Rogaway and Shrimpton specifically used collision resistance not implying preimage resistance as an example of the importance of definition and assumptions:

>Informal treatments of cryptographic hash functions can lead to a lot of ambiguity, with informal notions that might be formalized in very different ways and claims that might correspondingly be true or false. Consider, for example, the following quotes, taken from our favorite reference on cryptography [..] "collision resistance does not guarantee preimage resistance" - [0]

They go on to show the definitions under which collision resistance does and does not imply preimage resistance.

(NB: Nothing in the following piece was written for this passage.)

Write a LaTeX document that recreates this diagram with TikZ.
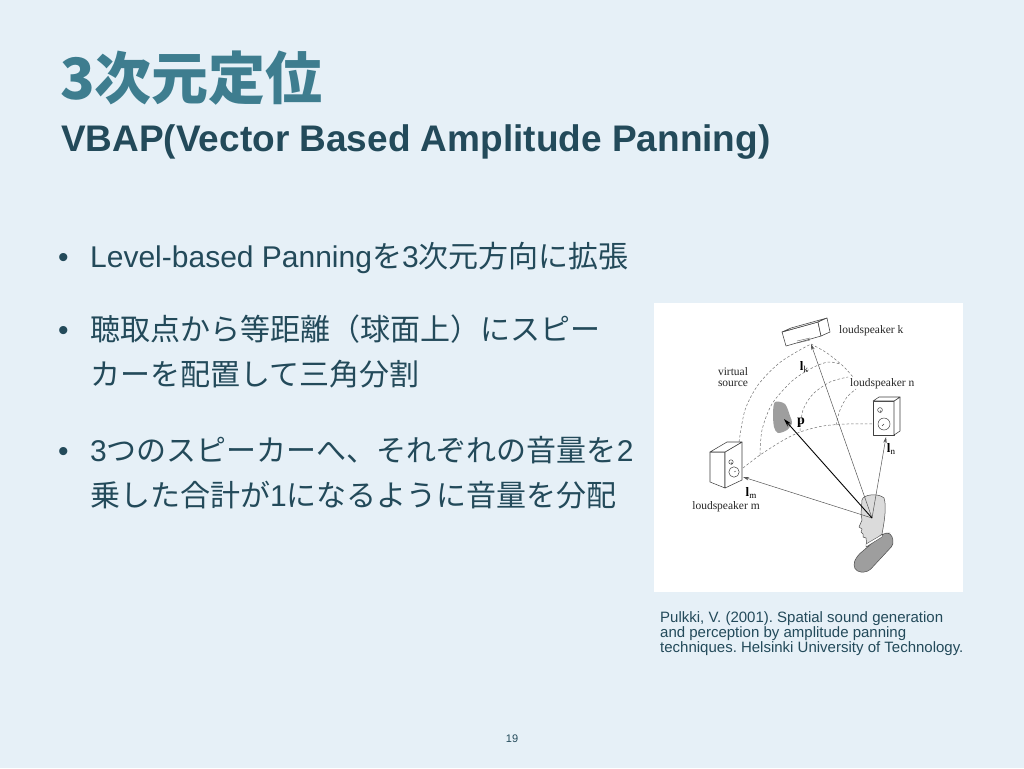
\documentclass[tikz,border=0pt]{standalone}
\usepackage{fontspec}
\setmainfont{Liberation Sans}
\newfontfamily\lsans{Liberation Sans}
\newfontfamily\lserif{Liberation Serif}
\newfontfamily\cjk{Noto Sans CJK JP}
\usetikzlibrary{arrows.meta}
\definecolor{bgc}{RGB}{230,240,247}
\definecolor{titlec}{RGB}{62,125,143}
\definecolor{darkc}{RGB}{35,74,90}
\definecolor{linec}{RGB}{85,85,85}
\newcommand\vlab[2]{{\lserif\fontsize{13}{13}\selectfont\bfseries #1}\raisebox{-2.5pt}{\lserif\fontsize{9}{9}\selectfont #2}}
\frenchspacing
\begin{document}
\begin{tikzpicture}[x=1pt,y=-1pt,
  titletxt/.style={anchor=base west,inner sep=0,text=titlec,font=\cjk\bfseries\fontsize{57}{60}\selectfont},
  subtxt/.style={anchor=base west,inner sep=0,text=darkc,font=\lsans\bfseries\fontsize{37}{40}\selectfont},
  bul/.style={anchor=base west,inner sep=0,text=darkc,font=\lsans\fontsize{30}{34}\selectfont},
  bodytxt/.style={anchor=base west,inner sep=0,text=darkc,font=\fontsize{30}{34}\selectfont},
  citetxt/.style={anchor=base west,inner sep=0,text=darkc,font=\lsans\fontsize{15}{16}\selectfont},
  figtxt/.style={inner sep=0,font=\lserif\fontsize{11.5}{12}\selectfont,text=black!85},
  arcd/.style={draw=black!55,line width=0.5pt,dash pattern=on 2.6pt off 2pt},
  boxst/.style={draw=black!75,line width=0.55pt,fill=white,line join=round},
  vec/.style={draw=linec,line width=0.5pt,-{Stealth[length=6pt,width=3.4pt]}},
  pvec/.style={draw=black,line width=0.9pt,-{Stealth[length=8pt,width=4.6pt]}}
]
\useasboundingbox (0,0) rectangle (1024,768);
\fill[bgc] (0,0) rectangle (1024,768);

% title and subtitle
\node[titletxt] (title) at (60,99) {3次元定位};
\node[subtxt] (subtitle) at (61,151) {VBAP(Vector Based Amplitude Panning)};

% bullets
\node[bul] (b1) at (58,267) {•};
\node[bodytxt] (t1) at (90,267) {{\lsans Level-based Panning}{\cjk を}{\lsans 3}{\cjk 次元方向に拡張}};
\node[bul] (b2) at (58,340) {•};
\node[bodytxt] (t2) at (90,340) {\cjk 聴取点から等距離（球面上）にスピー};
\node[bodytxt] (t3) at (90,385) {\cjk カーを配置して三角分割};
\node[bul] (b3) at (58,461) {•};
\node[bodytxt] (t4) at (90,461) {{\lsans 3}{\cjk つのスピーカーへ、それぞれの音量を}{\lsans 2}};
\node[bodytxt] (t5) at (90,506) {{\cjk 乗した合計が}{\lsans 1}{\cjk になるように音量を分配}};

% figure panel
\fill[white] (654,303) rectangle (963,592);

% dashed sphere arcs
\draw[arcd] plot[smooth] coordinates {(739,442) (745,410) (758,385) (778,364) (798,351) (811,344)};
\draw[arcd] plot[smooth] coordinates {(811,344) (827,353) (843,366) (853,377)};
\draw[arcd] plot[smooth] coordinates {(743,468) (760,455) (782,441) (800,432) (823,426) (847,424) (873,424)};
\draw[arcd] plot[smooth] coordinates {(760,455) (762,430) (772,404) (792,381) (812,368) (828,362) (840,364)};
\draw[arcd] plot[smooth] coordinates {(800,431) (803,410) (813,394) (830,382) (848,377)};
\draw[arcd] plot[smooth] coordinates {(836,425) (840,410) (847,397) (856,389)};

% virtual source blob
\fill[black!38] plot[smooth cycle] coordinates {(775,402) (785,404) (790,416) (792,423) (787,430) (778,433) (774,427) (773,413)};

% loudspeaker k
\draw[boxst] (782,332) -- (818,322) -- (821,336) -- (786,346) -- cycle;
\draw[boxst] (782,332) -- (791,328) -- (827,318) -- (818,322) -- cycle;
\draw[boxst] (818,322) -- (827,318) -- (830,332) -- (821,336) -- cycle;
\draw[black!60,line width=0.4pt] (797,341) -- (810,338);
\draw[black!60,line width=0.4pt] (797,343) -- (810,340);

% loudspeaker n
\draw[boxst] (873,401) rectangle (894,435);
\draw[boxst] (894,401) -- (900,397) -- (900,431) -- (894,435) -- cycle;
\draw[boxst] (873,401) -- (879,397) -- (900,397) -- (894,401) -- cycle;
\draw[black!75,line width=0.5pt] (880,410) circle[radius=2.4pt];
\draw[black!75,line width=0.5pt] (884,424) circle[radius=6pt];
\draw[black!75,line width=0.4pt] (880,410) -- (881,413);
\draw[black!75,line width=0.4pt] (884,424) -- (882,426);

% loudspeaker m
\draw[boxst] (710,452) -- (725,452) -- (725,488) -- (710,482) -- cycle;
\draw[boxst] (725,452) -- (742,442) -- (742,480) -- (725,488) -- cycle;
\draw[boxst] (710,452) -- (727,442) -- (742,442) -- (725,452) -- cycle;
\draw[black!75,line width=0.5pt] (731,462) circle[radius=2.2pt];
\draw[black!75,line width=0.5pt] (734,472) circle[radius=5.2pt];
\draw[black!75,line width=0.4pt] (731,462) -- (732,465);
\draw[black!75,line width=0.4pt] (734,472) -- (736,471);

% listener
\draw[draw=black!70,line width=0.5pt,fill=black!14,line join=round]
  (862,500) .. controls (863,494) and (879,493) .. (884,498)
  .. controls (887,507) and (884,523) .. (882,534) -- (867,547) -- (866,538)
  -- (863,537) -- (863,534) -- (861,532) -- (862,529) -- (859,527) -- (862,520)
  -- (861,514) -- cycle;
\draw[draw=black!70,line width=0.5pt,fill=black!38,rounded corners=4pt]
  (857,556) -- (884,533) -- (891,533) -- (894,544) -- (868,572) -- (857,572) -- (853,565) -- cycle;
\draw[draw=black!70,line width=0.4pt,fill=white] (866,547) -- (882,537) -- (883,534) -- (866,544) -- cycle;

% vectors
\coordinate (ear) at (872,518);
\coordinate (ktip) at (811,344);
\coordinate (ntip) at (886,437);
\coordinate (mtip) at (743,477);
\coordinate (ptip) at (784,419);
\draw[vec] (ear) -- (ktip);
\draw[vec] (ear) -- (ntip);
\draw[vec] (ear) -- (mtip);
\draw[pvec] (ear) -- (ptip);

% figure labels
\node[figtxt,anchor=west] (lsk) at (839,331) {loudspeaker k};
\node[figtxt,anchor=west] (lsn) at (850,384) {loudspeaker n};
\node[figtxt] (lsm) at (726,507) {loudspeaker m};
\node[figtxt,align=center] (vs) at (733,377) {virtual\\[-1pt]source};
\node[inner sep=0] (lk) at (804,367) {\vlab{l}{k}};
\node[inner sep=0] (ln) at (891,449) {\vlab{l}{n}};
\node[inner sep=0] (lm) at (751,493) {\vlab{l}{m}};
\node[inner sep=0,font=\lserif\bfseries\fontsize{14}{14}\selectfont] (pl) at (801,423) {p};

% citation
\node[citetxt] (c1) at (660,622) {Pulkki, V. (2001). Spatial sound generation};
\node[citetxt] (c2) at (660,637) {and perception by amplitude panning};
\node[citetxt] (c3) at (660,652) {techniques. Helsinki University of Technology.};

% page number
\node[anchor=base,inner sep=0,text=darkc,font=\lsans\fontsize{11}{12}\selectfont] (pg) at (512,742) {19};
\end{tikzpicture}
\end{document}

[0]: http://web.cs.ucdavis.edu/~rogaway/papers/relates.pdf

dsacco|8 years ago

The paper you cite is a good one, but it's actually demonstrating that the person you're responding to is correct (and you two are agreeing). In fact, Rogaway and Shrimpton specifically state that their constructions may appear somewhat contrived; this is because collision resistance does imply provisional preimage resistance, and in the real world it's quite difficult to construct (useful) collision resistance without preimage resistance.

So to answer your original question succinctly: collision resistance implies provisional preimage resistance, which is the setting for most real world hash functions, including post-quantum hash-based signatures.

a785236|8 years ago

You're certainly right that formal definitions are important. However, on this forum, I think informality can be appropriate. Though there are variations and inconsistencies, in the theoretical cryptography community, second preimage resistance is most often formalized as "universal one-wayness" and preimage resistance is formalized as "one-wayness."

I did however was careless when I claimed that shrinking by 1 bit suffices for preimage resistance. The hash function needs to shrink by at least log(n) bits to rule out computationally-bounded adversaries finding preimages.

Also, apologies for the formatting of my OP - I don't post here often.